# Start of RECORDS FOR THE EXERCISE

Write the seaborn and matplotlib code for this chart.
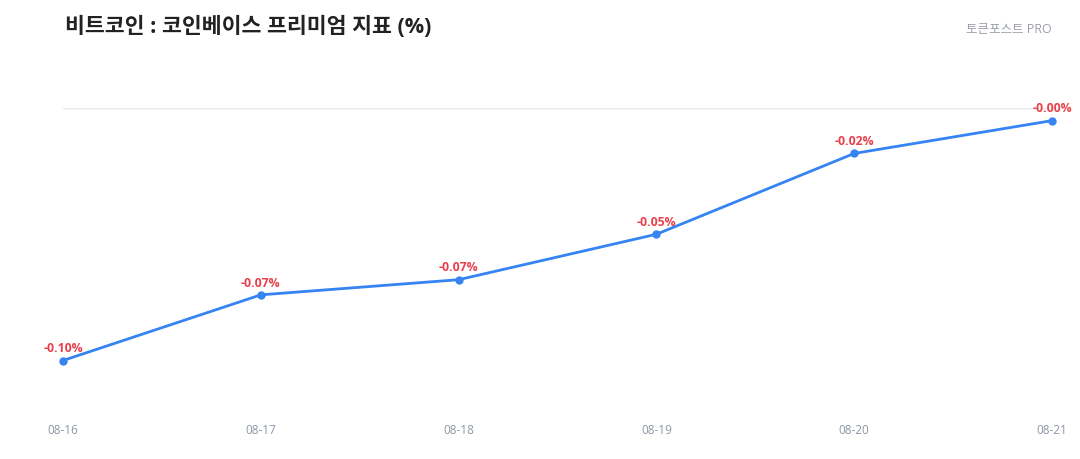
import matplotlib
matplotlib.use("Agg")
import matplotlib.pyplot as plt
import seaborn as sns
import pandas as pd

dates = ["08-16", "08-17", "08-18", "08-19", "08-20", "08-21"]
premium = [-0.100, -0.074, -0.068, -0.050, -0.018, -0.005]
labels = ["-0.10%", "-0.07%", "-0.07%", "-0.05%", "-0.02%", "-0.00%"]

sns.set_style("white")
plt.rcParams['font.family'] = ['Open Sans', 'Noto Sans CJK KR', 'DejaVu Sans']

df = pd.DataFrame({"x": range(len(dates)), "v": premium})

fig = plt.figure(figsize=(10.8, 4.6), dpi=100)
ax = fig.add_axes([63/1080, 1-412/460, (1052-63)/1080, (412-109)/460])

ax.axhline(0, color="#e6e8eb", lw=1, zorder=0)
sns.lineplot(data=df, x="x", y="v", ax=ax, color="#3584f2", lw=2,
             marker="o", markersize=6, markeredgewidth=0, clip_on=False)

for i, (v, t) in enumerate(zip(premium, labels)):
    ax.annotate(t, (i, v), xytext=(0, 4.5), textcoords="offset points",
                ha="center", va="bottom", color="#e8414b", fontsize=8.8,
                fontweight="bold", annotation_clip=False)

ax.set_xlim(0, len(dates) - 1)
ax.set_ylim(-0.12, 0)
ax.set_xticks(range(len(dates)))
ax.set_xticklabels(dates, color="#8e97a6", fontsize=8.5)
ax.set_yticks([])
ax.tick_params(axis="x", length=0, pad=9)
ax.set_xlabel("")
ax.set_ylabel("")
for s in ax.spines.values():
    s.set_visible(False)

fig.text(65/1080, 1-27/460, "비트코인 : 코인베이스 프리미엄 지표 (%)", fontsize=15.6,
         fontweight="bold", color="#222222", va="center", ha="left")
fig.text(1052/1080, 1-30/460, "토큰포스트 PRO", fontsize=9, color="#9a9fa8",
         va="center", ha="right")

fig.savefig("out.png", dpi=100, facecolor="white")
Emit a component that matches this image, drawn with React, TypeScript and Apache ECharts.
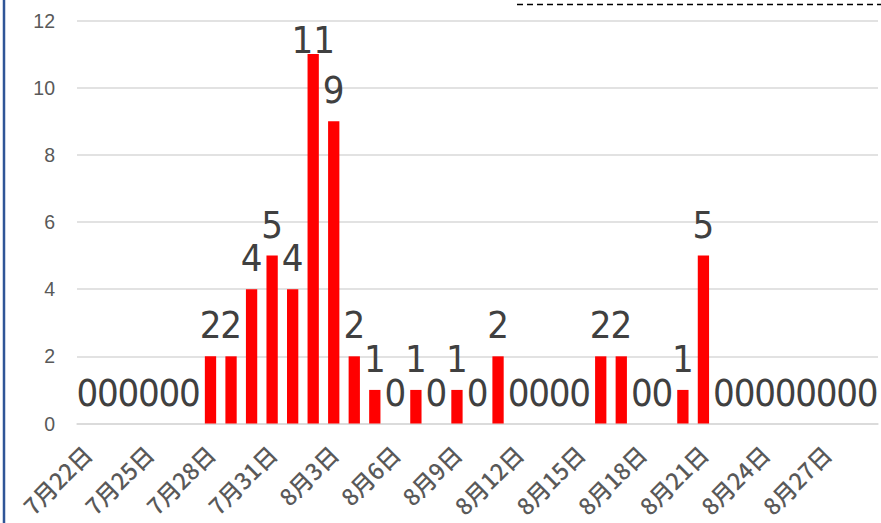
import React, { useEffect, useRef } from "react";
import * as echarts from "echarts";

const categories: string[] = [
  "7月22日", "7月23日", "7月24日", "7月25日", "7月26日", "7月27日", "7月28日", "7月29日", "7月30日", "7月31日",
  "8月1日", "8月2日", "8月3日", "8月4日", "8月5日", "8月6日", "8月7日", "8月8日", "8月9日", "8月10日",
  "8月11日", "8月12日", "8月13日", "8月14日", "8月15日", "8月16日", "8月17日", "8月18日", "8月19日", "8月20日",
  "8月21日", "8月22日", "8月23日", "8月24日", "8月25日", "8月26日", "8月27日", "8月28日", "8月29日",
];

const cases: number[] = [
  0, 0, 0, 0, 0, 0, 2, 2, 4, 5,
  4, 11, 9, 2, 1, 0, 1, 0, 1, 0,
  2, 0, 0, 0, 0, 2, 2, 0, 0, 1,
  5, 0, 0, 0, 0, 0, 0, 0, 0,
];

const yMin = 0;
const yMax = 12;
const yInterval = 2;

const W = 881;
const H = 523;
const GRID_LEFT = 77;
const GRID_RIGHT = 3;
const GRID_TOP = 20.5;
const GRID_BOTTOM = 99.5;
const LABEL_FONT = 38;
const LABEL_DIST = 12;

export default function App() {
  const ref = useRef<HTMLDivElement>(null);
  useEffect(() => {
    document.body.style.margin = "0";
    document.body.style.overflow = "hidden";
    const chart = echarts.init(ref.current!, null, { renderer: "svg", width: W, height: H });
    const plotH = H - GRID_TOP - GRID_BOTTOM;
    const data = cases.map((v) => {
      const y = GRID_TOP + (1 - (v - yMin) / (yMax - yMin)) * plotH;
      const labelTop = y - LABEL_DIST - LABEL_FONT;
      if (labelTop < GRID_TOP - 2) {
        return { value: v, label: { offset: [0, GRID_TOP - labelTop] } };
      }
      return v;
    });
    chart.setOption({
      animation: false,
      backgroundColor: "#ffffff",
      grid: { left: GRID_LEFT, right: GRID_RIGHT, top: GRID_TOP, bottom: GRID_BOTTOM, containLabel: false },
      xAxis: {
        type: "category",
        data: categories,
        axisLine: { show: true, lineStyle: { color: "#d9d9d9", width: 1.5 } },
        axisTick: { show: false },
        axisLabel: {
          interval: 2,
          rotate: 45,
          margin: 26,
          fontSize: 23,
          fontWeight: 500,
          color: "#595959",
          fontFamily: "'Noto Sans CJK JP', sans-serif",
        },
      },
      yAxis: {
        type: "value",
        min: yMin,
        max: yMax,
        interval: yInterval,
        axisLine: { show: false },
        axisTick: { show: false },
        splitLine: { show: true, lineStyle: { color: "#d9d9d9", width: 1.5 } },
        axisLabel: {
          margin: 22,
          fontSize: 19.5,
          color: "#595959",
          fontFamily: "'Liberation Sans', 'Open Sans', sans-serif",
        },
      },
      series: [
        {
          type: "bar",
          data,
          barWidth: "55%",
          itemStyle: { color: "#ff0000" },
          label: {
            show: true,
            position: "top",
            distance: LABEL_DIST,
            fontSize: LABEL_FONT,
            color: "#404040",
            fontFamily: "'Liberation Sans Narrow', 'DejaVu Sans Condensed', 'Roboto Condensed', Roboto, sans-serif",
          },
        },
      ],
      graphic: [
        {
          type: "line",
          shape: { x1: 4, y1: 0, x2: 4, y2: H },
          style: { stroke: "#2f5597", lineWidth: 2.5 },
        },
        {
          type: "line",
          shape: { x1: 517, y1: 4.5, x2: W, y2: 4.5 },
          style: { stroke: "#000000", lineWidth: 1.5, lineDash: [6, 4] },
        },
      ],
    });
    return () => chart.dispose();
  }, []);
  return <div ref={ref} style={{ width: W, height: H, overflow: "hidden" }} />;
}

# End of RECORDS FOR THE EXERCISE

EXERCISE:
Without the images, write out each line of the data verbatim.

OUTPUT BELOW:
Write the seaborn and matplotlib code for this chart.
import matplotlib
matplotlib.use("Agg")
import matplotlib.pyplot as plt
import seaborn as sns
import pandas as pd

dates = ["08-16", "08-17", "08-18", "08-19", "08-20", "08-21"]
premium = [-0.100, -0.074, -0.068, -0.050, -0.018, -0.005]
labels = ["-0.10%", "-0.07%", "-0.07%", "-0.05%", "-0.02%", "-0.00%"]

sns.set_style("white")
plt.rcParams['font.family'] = ['Open Sans', 'Noto Sans CJK KR', 'DejaVu Sans']

df = pd.DataFrame({"x": range(len(dates)), "v": premium})

fig = plt.figure(figsize=(10.8, 4.6), dpi=100)
ax = fig.add_axes([63/1080, 1-412/460, (1052-63)/1080, (412-109)/460])

ax.axhline(0, color="#e6e8eb", lw=1, zorder=0)
sns.lineplot(data=df, x="x", y="v", ax=ax, color="#3584f2", lw=2,
             marker="o", markersize=6, markeredgewidth=0, clip_on=False)

for i, (v, t) in enumerate(zip(premium, labels)):
    ax.annotate(t, (i, v), xytext=(0, 4.5), textcoords="offset points",
                ha="center", va="bottom", color="#e8414b", fontsize=8.8,
                fontweight="bold", annotation_clip=False)

ax.set_xlim(0, len(dates) - 1)
ax.set_ylim(-0.12, 0)
ax.set_xticks(range(len(dates)))
ax.set_xticklabels(dates, color="#8e97a6", fontsize=8.5)
ax.set_yticks([])
ax.tick_params(axis="x", length=0, pad=9)
ax.set_xlabel("")
ax.set_ylabel("")
for s in ax.spines.values():
    s.set_visible(False)

fig.text(65/1080, 1-27/460, "비트코인 : 코인베이스 프리미엄 지표 (%)", fontsize=15.6,
         fontweight="bold", color="#222222", va="center", ha="left")
fig.text(1052/1080, 1-30/460, "토큰포스트 PRO", fontsize=9, color="#9a9fa8",
         va="center", ha="right")

fig.savefig("out.png", dpi=100, facecolor="white")
Emit a component that matches this image, drawn with React, TypeScript and Apache ECharts.
import React, { useEffect, useRef } from "react";
import * as echarts from "echarts";

const categories: string[] = [
  "7月22日", "7月23日", "7月24日", "7月25日", "7月26日", "7月27日", "7月28日", "7月29日", "7月30日", "7月31日",
  "8月1日", "8月2日", "8月3日", "8月4日", "8月5日", "8月6日", "8月7日", "8月8日", "8月9日", "8月10日",
  "8月11日", "8月12日", "8月13日", "8月14日", "8月15日", "8月16日", "8月17日", "8月18日", "8月19日", "8月20日",
  "8月21日", "8月22日", "8月23日", "8月24日", "8月25日", "8月26日", "8月27日", "8月28日", "8月29日",
];

const cases: number[] = [
  0, 0, 0, 0, 0, 0, 2, 2, 4, 5,
  4, 11, 9, 2, 1, 0, 1, 0, 1, 0,
  2, 0, 0, 0, 0, 2, 2, 0, 0, 1,
  5, 0, 0, 0, 0, 0, 0, 0, 0,
];

const yMin = 0;
const yMax = 12;
const yInterval = 2;

const W = 881;
const H = 523;
const GRID_LEFT = 77;
const GRID_RIGHT = 3;
const GRID_TOP = 20.5;
const GRID_BOTTOM = 99.5;
const LABEL_FONT = 38;
const LABEL_DIST = 12;

export default function App() {
  const ref = useRef<HTMLDivElement>(null);
  useEffect(() => {
    document.body.style.margin = "0";
    document.body.style.overflow = "hidden";
    const chart = echarts.init(ref.current!, null, { renderer: "svg", width: W, height: H });
    const plotH = H - GRID_TOP - GRID_BOTTOM;
    const data = cases.map((v) => {
      const y = GRID_TOP + (1 - (v - yMin) / (yMax - yMin)) * plotH;
      const labelTop = y - LABEL_DIST - LABEL_FONT;
      if (labelTop < GRID_TOP - 2) {
        return { value: v, label: { offset: [0, GRID_TOP - labelTop] } };
      }
      return v;
    });
    chart.setOption({
      animation: false,
      backgroundColor: "#ffffff",
      grid: { left: GRID_LEFT, right: GRID_RIGHT, top: GRID_TOP, bottom: GRID_BOTTOM, containLabel: false },
      xAxis: {
        type: "category",
        data: categories,
        axisLine: { show: true, lineStyle: { color: "#d9d9d9", width: 1.5 } },
        axisTick: { show: false },
        axisLabel: {
          interval: 2,
          rotate: 45,
          margin: 26,
          fontSize: 23,
          fontWeight: 500,
          color: "#595959",
          fontFamily: "'Noto Sans CJK JP', sans-serif",
        },
      },
      yAxis: {
        type: "value",
        min: yMin,
        max: yMax,
        interval: yInterval,
        axisLine: { show: false },
        axisTick: { show: false },
        splitLine: { show: true, lineStyle: { color: "#d9d9d9", width: 1.5 } },
        axisLabel: {
          margin: 22,
          fontSize: 19.5,
          color: "#595959",
          fontFamily: "'Liberation Sans', 'Open Sans', sans-serif",
        },
      },
      series: [
        {
          type: "bar",
          data,
          barWidth: "55%",
          itemStyle: { color: "#ff0000" },
          label: {
            show: true,
            position: "top",
            distance: LABEL_DIST,
            fontSize: LABEL_FONT,
            color: "#404040",
            fontFamily: "'Liberation Sans Narrow', 'DejaVu Sans Condensed', 'Roboto Condensed', Roboto, sans-serif",
          },
        },
      ],
      graphic: [
        {
          type: "line",
          shape: { x1: 4, y1: 0, x2: 4, y2: H },
          style: { stroke: "#2f5597", lineWidth: 2.5 },
        },
        {
          type: "line",
          shape: { x1: 517, y1: 4.5, x2: W, y2: 4.5 },
          style: { stroke: "#000000", lineWidth: 1.5, lineDash: [6, 4] },
        },
      ],
    });
    return () => chart.dispose();
  }, []);
  return <div ref={ref} style={{ width: W, height: H, overflow: "hidden" }} />;
}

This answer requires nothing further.